Lawyers for a jailed Hong Kong publisher ask to meet the British prime minister
HONG KONG — Lawyers for a jailed Hong Kong pro-democracy publisher have asked for an urgent meeting with U.K. Prime Minister Rishi Sunak, a leading member of his international legal team said Tuesday.
Jimmy Lai, the 75-year-old founder of the now-defunct newspaper Apple Daily, was arrested in 2020 during a crackdown on the city's pro-democracy movement. He is fighting collusion charges under a Beijing-imposed national security law and faces up to life in prison if convicted.
Last month, the team called for the U.K. government to take immediate action to secure Lai's release ahead of his high-profile national security trial after he was sentenced to five years and nine months in prison on fraud charges linked to lease violations. The meeting request is the latest attempt from his legal team to urge the British government to step into the case of Lai, who is a dual Hong Kong and British citizen.
Caoilfhionn Gallagher, leader of the team, said Lai's son was in London this week to call on British officials to protect his father.
"He is being subjected to 'lawfare' – multiple prosecutions and lawsuits, all designed to silence and discredit him and send a clear message to others that they should not dare to criticize the Chinese or Hong Kong authorities," she said in an email reply to The Associated Press.
British officials did not comment immediately on Tuesday.
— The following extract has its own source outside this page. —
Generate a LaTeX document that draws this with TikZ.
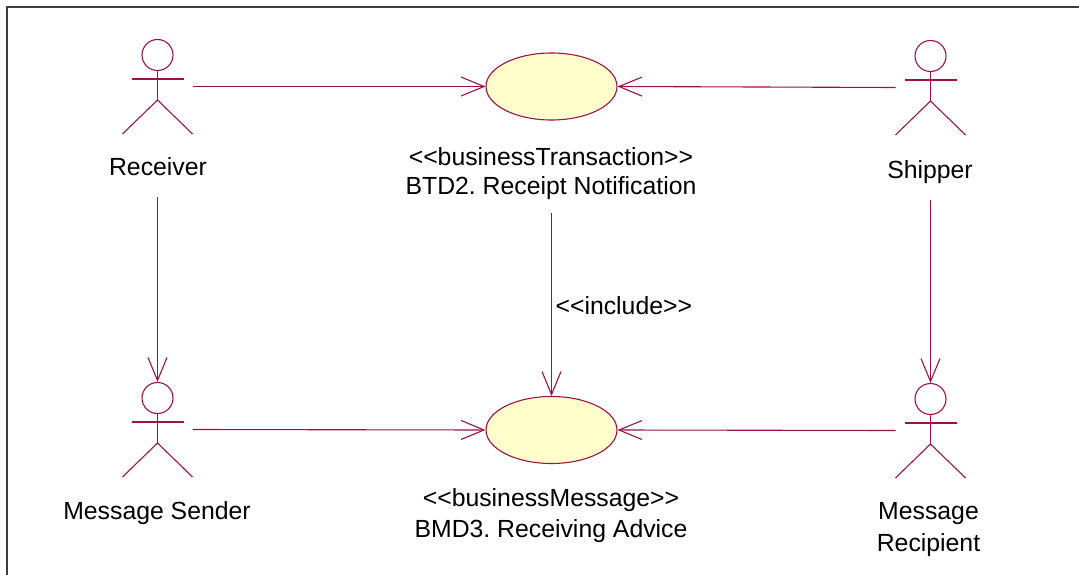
\documentclass[tikz,border=0pt]{standalone}
\usepackage{fontspec}
\setmainfont{Liberation Sans}[Ligatures=NoCommon]
\usetikzlibrary{shapes.geometric,arrows.meta}
\frenchspacing
\definecolor{umlred}{RGB}{160,16,72}
\definecolor{ucfill}{RGB}{255,255,204}
\definecolor{framegray}{RGB}{60,60,60}
\tikzset{
  umlline/.style={draw=umlred, line width=1.1pt},
  assoc/.style={umlline, -{Straight Barb[length=23pt,width=19pt]}},
  usecase/.style={ellipse, draw=umlred, line width=1.1pt, fill=ucfill, minimum width=131pt, minimum height=67pt, inner sep=0pt},
  lbl/.style={anchor=base, inner sep=0pt, font=\fontsize{24.8}{28}\selectfont},
  actor/.pic={
    \node[circle, draw=umlred, line width=1.1pt, minimum size=31pt, inner sep=0pt] (-head) at (0,0) {};
    \draw[umlline] (-26,24) -- (26,24);
    \draw[umlline] (0,15.5) -- (0,45);
    \draw[umlline] (-35,79) -- (0,45) -- (35,79);
    \coordinate (-east) at (35,31.5);
    \coordinate (-west) at (-35,31.5);
  }
}
\begin{document}
\begin{tikzpicture}[x=1pt,y=-1pt]
\useasboundingbox (0,0) rectangle (1079,575);
\draw[framegray, line width=2pt] (7,575) -- (7,7) -- (1079,7);

% actors
\pic (recv) at (157.5,55) {actor};
\pic (ship) at (930.5,56) {actor};
\pic (send) at (157.5,398) {actor};
\pic (rcpt) at (930.5,399) {actor};

\node[lbl] (recvlbl) at (158,175.5) {Receiver};
\node[lbl] (shiplbl) at (930,178.5) {Shipper};
\node[lbl] (sendlbl) at (157,519.5) {Message Sender};
\node[lbl] (rcptlbl1) at (928.5,519.5) {Message};
\node[lbl] (rcptlbl2) at (928.5,551.5) {Recipient};

% use cases
\node[usecase] (btd) at (551.5,86.5) {};
\node[usecase] (bmd) at (551.5,430) {};
\node[lbl] (btdlbl1) at (551,166) {<{}<businessTransaction>{}>};
\node[lbl] (btdlbl2) at (551,194.5) {BTD2. Receipt Notification};
\node[lbl] (bmdlbl1) at (551,506.5) {<{}<businessMessage>{}>};
\node[lbl] (bmdlbl2) at (551,537.5) {BMD3. Receiving Advice};

% connector tails below labels
\coordinate (recvtail) at (157.5,197);
\coordinate (shiptail) at (930.5,200);
\coordinate (btdtail) at (551.5,213);

% connectors
\draw[assoc] (recv-east) -- (btd.west);
\draw[assoc] (ship-west) -- (btd.east);
\draw[assoc] (recvtail) -- (send-head.north);
\draw[assoc] (shiptail) -- (rcpt-head.north);
\draw[assoc] (btdtail) -- node[lbl, anchor=base west, pos=0.5, xshift=3.5pt, yshift=-10pt] (inclbl) {<{}<include>{}>} (bmd.north);
\draw[assoc] (send-east) -- (bmd.west);
\draw[assoc] (rcpt-west) -- (bmd.east);
\end{tikzpicture}
\end{document}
Lai is accused of conspiring with others to call for an imposition of sanctions or blockade, or engage in hostile activities against Hong Kong or China. He also faces a charge of collusion with foreign forces to endanger national security, and a separate sedition charge under a colonial-era law that is increasingly used to crush dissent.
His trial - originally slated to begin last month - was postponed to September after the Hong Kong leader asked Beijing to make a ruling that could effectively block Lai from hiring a veteran British lawyer, Timothy Owen, to represent him.
Britain, along with other Western nations, has been critical of China's crackdown on political freedoms in Hong Kong, which was handed over from the U.K. to China in 1997 with a promise by Beijing to keep Western-style liberties under a "one country, two systems" framework.